Original post, September 12, 2016.
After years of litigation and many thousands of dollars of taxpayers’ money expended on legal fees, the Broadcasting Board of Governors (BBG) seems to be intent on flouting the very law with which it said, in 2015, it would comply. We refer here to the provision of the Smith-Mundt Act that gives priority to employing qualified United States citizens for jobs and promotions over non-U.S. citizens. As it should be.
After some nine years of litigation, during which time the Agency refused to comply with the law – the BBG was informed by the Federal Labor Relations Authority (FLRA) – the independent agency of the United States government that governs labor relations between the federal government and its employees – that it would have to comply with an Arbitrator’s ruling that mandated that the Agency complies with the Smith-Mundt Act.
According to Arbitrator Marshall, qualified U.S. citizens unlawfully deprived of jobs and promotions in favor of foreign aliens were supposed to be compensated and the hiring of foreign aliens over qualified U.S. citizens was supposed to stop. For a short time, the Agency did follow the mandate and complied with the arbitrator’s award but recently there has been a spate of violations. At the end of this article, see the list of broadcasting positions recently posted by the Agency which graphically show that the agency apparently has again begun defying the law as well as the arbitrator’s decision.

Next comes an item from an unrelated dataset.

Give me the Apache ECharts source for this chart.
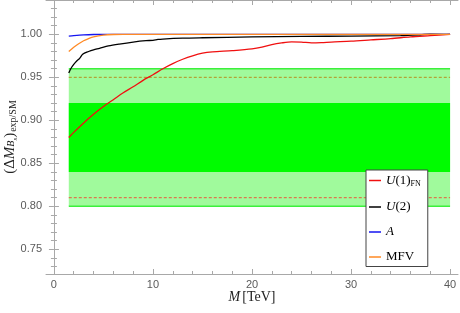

The Arbitrator’s decision stated that U.S. citizens illegally bypassed for promotions and jobs with the Agency must be compensated. As of yet, compensation has not happened. The arbitrator also ruled that the Agency must comply with the law by issuing vacancies first to U.S. citizens and if no qualified U.S. citizen was found to be qualified, the Agency could then open the vacancy to U.S. citizens and non-U.S. citizens. If after opening the vacancy to both, a U.S. citizen was found to be qualified the U.S. citizen would have to be hired.
After raising these issues with the Agency during the past year – in vain – the Union is now forced to alert the Arbitrator of these violations. Meanwhile, the tab keeps running for the U.S. taxpayers. It will cost more to settle these issues in a year – or in two years time – whatever time the BBG wishes to take, since the individual Agency officials know they are protected from personal liability for these delays and therefore have no urgent motive to care.
These delaying tactics are nothing new, but have been shown to have disastrous consequences for U.S. taxpayers. That’s how, in 2001, the U.S. government ended up paying some 500 million dollars to some 1,100 women illegally discriminated against by the Agency – after decades of litigation.
Agency managers have argued over the years that the hiring of foreign aliens over U.S. citizens was necessary to maintain programming quality. However, they are unable to explain why the wronged U.S. citizens were found QUALIFIED for the positions they were illegally turned down for. They were found QUALIFIED by the very same Agency that subsequently turned around and stated that only a non-U.S. citizen would do.
With the hiring of a new CEO, the BBG is trying mightily to have employees believe that it has turned a new page that better days are ahead. We are not as yet convinced. On the contrary, with yet another instance of ignoring an Arbitrator’s decision, it looks as if its business as usual at this Agency that continues to flout the law while at the same time touting the rule of law in its broadcasts to the world.
Here are the recently-posted broadcasting positions at the Agency referenced above that were simultaneously advertised to U.S. citizens and non-U.S. citizens alike apparently without opening the positions first to U.S citizens only:
1) International Broadcaster (Multimedia) (Kirundi/Kinyarwanda); Citizen Announcement No. DE-16-148, Non-citizen Announcement No. NC-16-9148;
2) International Broadcaster (TV/Online)(Russian); Citizen Announcement No. DE-16-147, Non-citizen Announcement No. NC-16-9147;
3) International Broadcaster (Multimedia) (Somali); Citizen Announcement No. DE-16-144, Non-citizen Announcement No. NC-16-9144;
4) International Broadcaster (Multimedia) (Urdu); Citizen Announcement No. DE-16-143, Non-citizen Announcement No. NC-16-9151;
5) International Broadcaster (Digital Media) (Indonesian); Citizen Announcement No. DE-16-154, Non-citizen Announcement No. NC-16-9154.
In addition, the BBG has issued an announcement for an Audience Engagement Coordinator (Pashto) Non-Citizen Announcement No. NC-16-9152.